→ **Required work**: Transcribe each line of the material as it is, and drop any picture.

→ **Dataset section**:
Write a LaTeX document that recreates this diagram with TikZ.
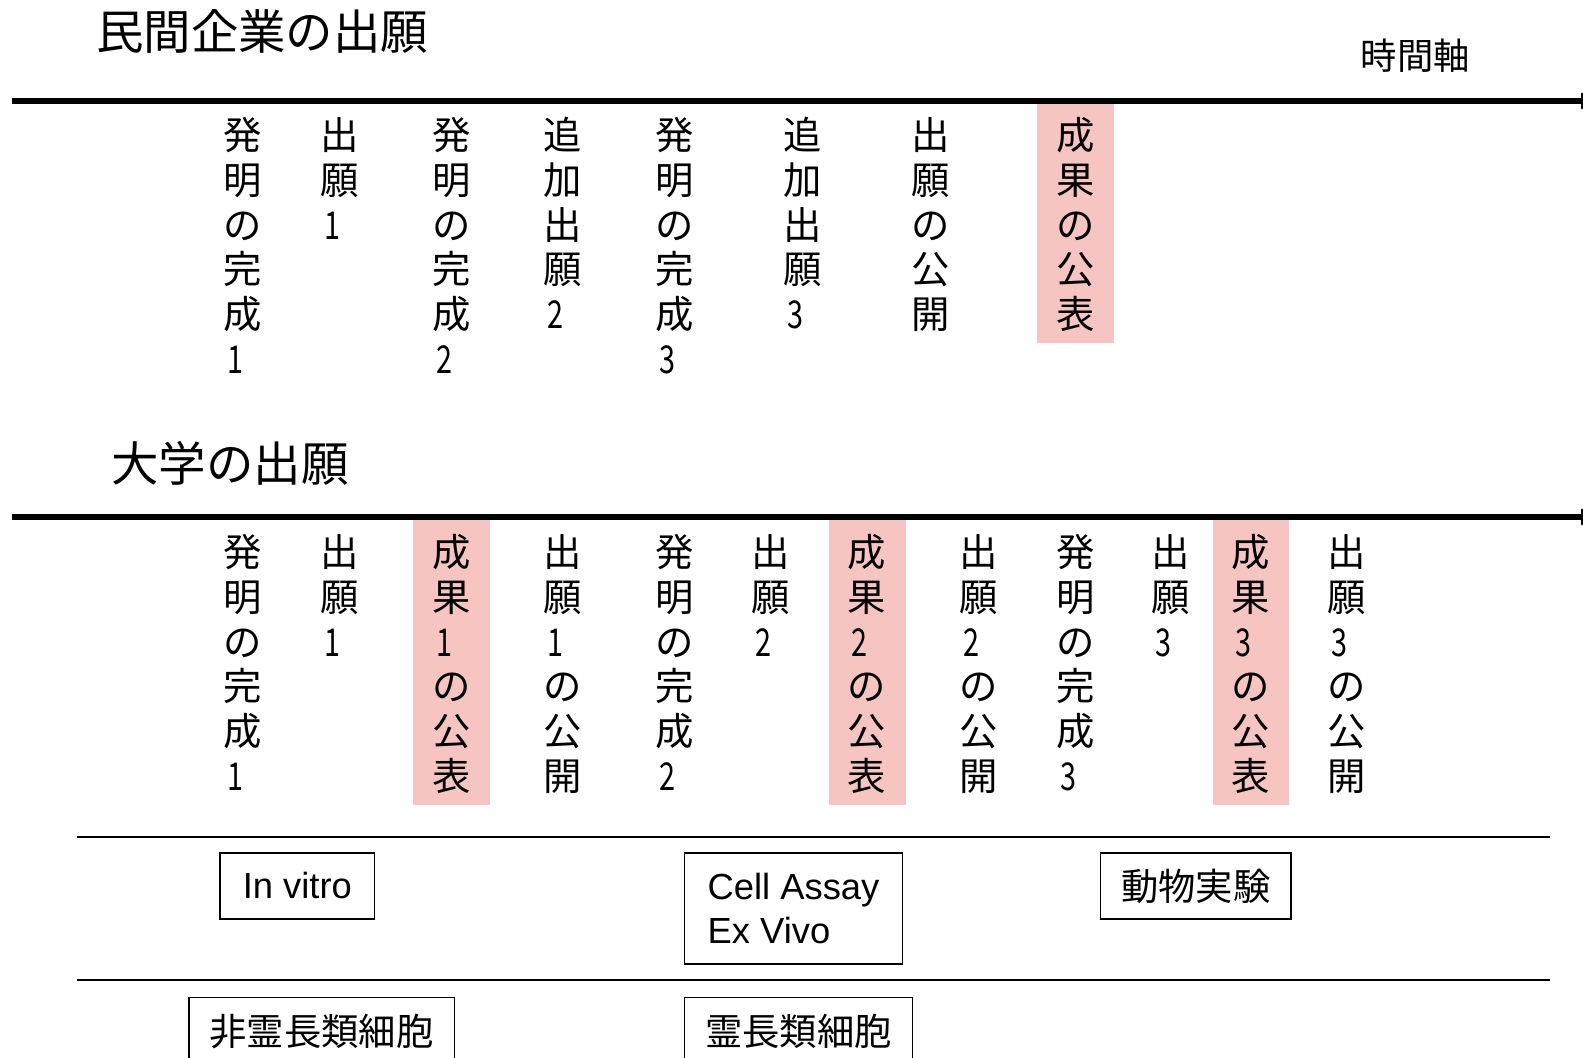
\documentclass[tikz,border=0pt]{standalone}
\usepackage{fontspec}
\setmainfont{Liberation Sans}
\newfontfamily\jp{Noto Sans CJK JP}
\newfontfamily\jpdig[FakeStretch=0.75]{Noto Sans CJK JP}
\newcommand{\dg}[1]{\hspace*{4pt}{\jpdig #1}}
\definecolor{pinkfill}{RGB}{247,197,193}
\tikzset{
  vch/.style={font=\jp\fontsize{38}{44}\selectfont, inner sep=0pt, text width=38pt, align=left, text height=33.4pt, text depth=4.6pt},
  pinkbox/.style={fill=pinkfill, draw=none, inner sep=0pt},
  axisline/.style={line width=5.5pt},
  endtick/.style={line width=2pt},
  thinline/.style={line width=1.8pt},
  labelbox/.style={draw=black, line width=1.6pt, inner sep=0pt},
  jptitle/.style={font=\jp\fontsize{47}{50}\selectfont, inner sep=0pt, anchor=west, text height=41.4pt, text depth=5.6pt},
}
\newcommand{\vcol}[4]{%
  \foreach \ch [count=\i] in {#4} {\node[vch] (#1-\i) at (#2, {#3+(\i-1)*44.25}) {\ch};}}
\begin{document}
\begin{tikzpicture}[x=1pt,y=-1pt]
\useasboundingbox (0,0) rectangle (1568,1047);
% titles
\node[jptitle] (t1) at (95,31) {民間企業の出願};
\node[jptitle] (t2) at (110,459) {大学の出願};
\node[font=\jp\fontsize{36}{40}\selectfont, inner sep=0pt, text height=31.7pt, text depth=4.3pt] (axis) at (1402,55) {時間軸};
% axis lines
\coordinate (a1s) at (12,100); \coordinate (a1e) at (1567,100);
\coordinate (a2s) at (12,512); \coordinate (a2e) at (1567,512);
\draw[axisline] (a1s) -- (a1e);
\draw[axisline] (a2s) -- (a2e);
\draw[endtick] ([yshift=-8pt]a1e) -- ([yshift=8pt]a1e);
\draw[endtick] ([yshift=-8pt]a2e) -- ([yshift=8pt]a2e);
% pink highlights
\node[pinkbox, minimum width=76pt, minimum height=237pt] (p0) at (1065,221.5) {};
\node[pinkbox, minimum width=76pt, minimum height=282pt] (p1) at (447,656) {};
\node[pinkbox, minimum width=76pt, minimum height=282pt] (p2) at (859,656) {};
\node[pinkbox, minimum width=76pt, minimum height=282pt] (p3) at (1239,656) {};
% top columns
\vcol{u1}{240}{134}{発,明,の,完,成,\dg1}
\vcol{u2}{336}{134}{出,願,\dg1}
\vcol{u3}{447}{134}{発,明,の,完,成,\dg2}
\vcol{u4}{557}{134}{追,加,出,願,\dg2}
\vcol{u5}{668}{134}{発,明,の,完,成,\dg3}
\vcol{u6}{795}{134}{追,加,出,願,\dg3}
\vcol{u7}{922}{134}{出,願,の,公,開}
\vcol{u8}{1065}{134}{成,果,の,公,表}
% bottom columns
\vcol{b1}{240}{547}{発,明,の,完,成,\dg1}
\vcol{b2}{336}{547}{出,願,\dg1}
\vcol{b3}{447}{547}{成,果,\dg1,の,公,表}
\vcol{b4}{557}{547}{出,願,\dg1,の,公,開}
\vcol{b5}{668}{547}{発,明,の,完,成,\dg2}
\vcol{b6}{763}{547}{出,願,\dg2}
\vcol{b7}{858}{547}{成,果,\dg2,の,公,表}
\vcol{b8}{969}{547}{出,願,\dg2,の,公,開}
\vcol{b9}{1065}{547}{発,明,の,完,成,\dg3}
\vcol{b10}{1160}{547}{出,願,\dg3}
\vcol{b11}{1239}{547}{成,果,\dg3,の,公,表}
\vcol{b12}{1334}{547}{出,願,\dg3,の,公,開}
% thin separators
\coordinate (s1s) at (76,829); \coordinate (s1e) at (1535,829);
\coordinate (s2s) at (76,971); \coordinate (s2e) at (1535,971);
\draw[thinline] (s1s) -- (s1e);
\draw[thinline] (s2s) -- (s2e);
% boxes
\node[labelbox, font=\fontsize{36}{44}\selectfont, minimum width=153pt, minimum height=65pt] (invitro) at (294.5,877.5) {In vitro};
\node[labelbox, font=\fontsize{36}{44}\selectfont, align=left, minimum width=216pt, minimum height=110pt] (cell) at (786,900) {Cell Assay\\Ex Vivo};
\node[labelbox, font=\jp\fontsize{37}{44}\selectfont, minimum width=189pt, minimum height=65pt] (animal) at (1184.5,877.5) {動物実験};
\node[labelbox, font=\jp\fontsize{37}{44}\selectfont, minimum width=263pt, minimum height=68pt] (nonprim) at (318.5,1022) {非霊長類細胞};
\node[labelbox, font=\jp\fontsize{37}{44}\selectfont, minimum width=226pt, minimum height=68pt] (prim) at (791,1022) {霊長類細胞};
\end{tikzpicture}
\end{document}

→ **Answer for this exercise**:
Write a LaTeX document that recreates this diagram with TikZ.
\documentclass[tikz,border=0pt]{standalone}
\usepackage{fontspec}
\setmainfont{Liberation Sans}
\newfontfamily\jp{Noto Sans CJK JP}
\newfontfamily\jpdig[FakeStretch=0.75]{Noto Sans CJK JP}
\newcommand{\dg}[1]{\hspace*{4pt}{\jpdig #1}}
\definecolor{pinkfill}{RGB}{247,197,193}
\tikzset{
  vch/.style={font=\jp\fontsize{38}{44}\selectfont, inner sep=0pt, text width=38pt, align=left, text height=33.4pt, text depth=4.6pt},
  pinkbox/.style={fill=pinkfill, draw=none, inner sep=0pt},
  axisline/.style={line width=5.5pt},
  endtick/.style={line width=2pt},
  thinline/.style={line width=1.8pt},
  labelbox/.style={draw=black, line width=1.6pt, inner sep=0pt},
  jptitle/.style={font=\jp\fontsize{47}{50}\selectfont, inner sep=0pt, anchor=west, text height=41.4pt, text depth=5.6pt},
}
\newcommand{\vcol}[4]{%
  \foreach \ch [count=\i] in {#4} {\node[vch] (#1-\i) at (#2, {#3+(\i-1)*44.25}) {\ch};}}
\begin{document}
\begin{tikzpicture}[x=1pt,y=-1pt]
\useasboundingbox (0,0) rectangle (1568,1047);
% titles
\node[jptitle] (t1) at (95,31) {民間企業の出願};
\node[jptitle] (t2) at (110,459) {大学の出願};
\node[font=\jp\fontsize{36}{40}\selectfont, inner sep=0pt, text height=31.7pt, text depth=4.3pt] (axis) at (1402,55) {時間軸};
% axis lines
\coordinate (a1s) at (12,100); \coordinate (a1e) at (1567,100);
\coordinate (a2s) at (12,512); \coordinate (a2e) at (1567,512);
\draw[axisline] (a1s) -- (a1e);
\draw[axisline] (a2s) -- (a2e);
\draw[endtick] ([yshift=-8pt]a1e) -- ([yshift=8pt]a1e);
\draw[endtick] ([yshift=-8pt]a2e) -- ([yshift=8pt]a2e);
% pink highlights
\node[pinkbox, minimum width=76pt, minimum height=237pt] (p0) at (1065,221.5) {};
\node[pinkbox, minimum width=76pt, minimum height=282pt] (p1) at (447,656) {};
\node[pinkbox, minimum width=76pt, minimum height=282pt] (p2) at (859,656) {};
\node[pinkbox, minimum width=76pt, minimum height=282pt] (p3) at (1239,656) {};
% top columns
\vcol{u1}{240}{134}{発,明,の,完,成,\dg1}
\vcol{u2}{336}{134}{出,願,\dg1}
\vcol{u3}{447}{134}{発,明,の,完,成,\dg2}
\vcol{u4}{557}{134}{追,加,出,願,\dg2}
\vcol{u5}{668}{134}{発,明,の,完,成,\dg3}
\vcol{u6}{795}{134}{追,加,出,願,\dg3}
\vcol{u7}{922}{134}{出,願,の,公,開}
\vcol{u8}{1065}{134}{成,果,の,公,表}
% bottom columns
\vcol{b1}{240}{547}{発,明,の,完,成,\dg1}
\vcol{b2}{336}{547}{出,願,\dg1}
\vcol{b3}{447}{547}{成,果,\dg1,の,公,表}
\vcol{b4}{557}{547}{出,願,\dg1,の,公,開}
\vcol{b5}{668}{547}{発,明,の,完,成,\dg2}
\vcol{b6}{763}{547}{出,願,\dg2}
\vcol{b7}{858}{547}{成,果,\dg2,の,公,表}
\vcol{b8}{969}{547}{出,願,\dg2,の,公,開}
\vcol{b9}{1065}{547}{発,明,の,完,成,\dg3}
\vcol{b10}{1160}{547}{出,願,\dg3}
\vcol{b11}{1239}{547}{成,果,\dg3,の,公,表}
\vcol{b12}{1334}{547}{出,願,\dg3,の,公,開}
% thin separators
\coordinate (s1s) at (76,829); \coordinate (s1e) at (1535,829);
\coordinate (s2s) at (76,971); \coordinate (s2e) at (1535,971);
\draw[thinline] (s1s) -- (s1e);
\draw[thinline] (s2s) -- (s2e);
% boxes
\node[labelbox, font=\fontsize{36}{44}\selectfont, minimum width=153pt, minimum height=65pt] (invitro) at (294.5,877.5) {In vitro};
\node[labelbox, font=\fontsize{36}{44}\selectfont, align=left, minimum width=216pt, minimum height=110pt] (cell) at (786,900) {Cell Assay\\Ex Vivo};
\node[labelbox, font=\jp\fontsize{37}{44}\selectfont, minimum width=189pt, minimum height=65pt] (animal) at (1184.5,877.5) {動物実験};
\node[labelbox, font=\jp\fontsize{37}{44}\selectfont, minimum width=263pt, minimum height=68pt] (nonprim) at (318.5,1022) {非霊長類細胞};
\node[labelbox, font=\jp\fontsize{37}{44}\selectfont, minimum width=226pt, minimum height=68pt] (prim) at (791,1022) {霊長類細胞};
\end{tikzpicture}
\end{document}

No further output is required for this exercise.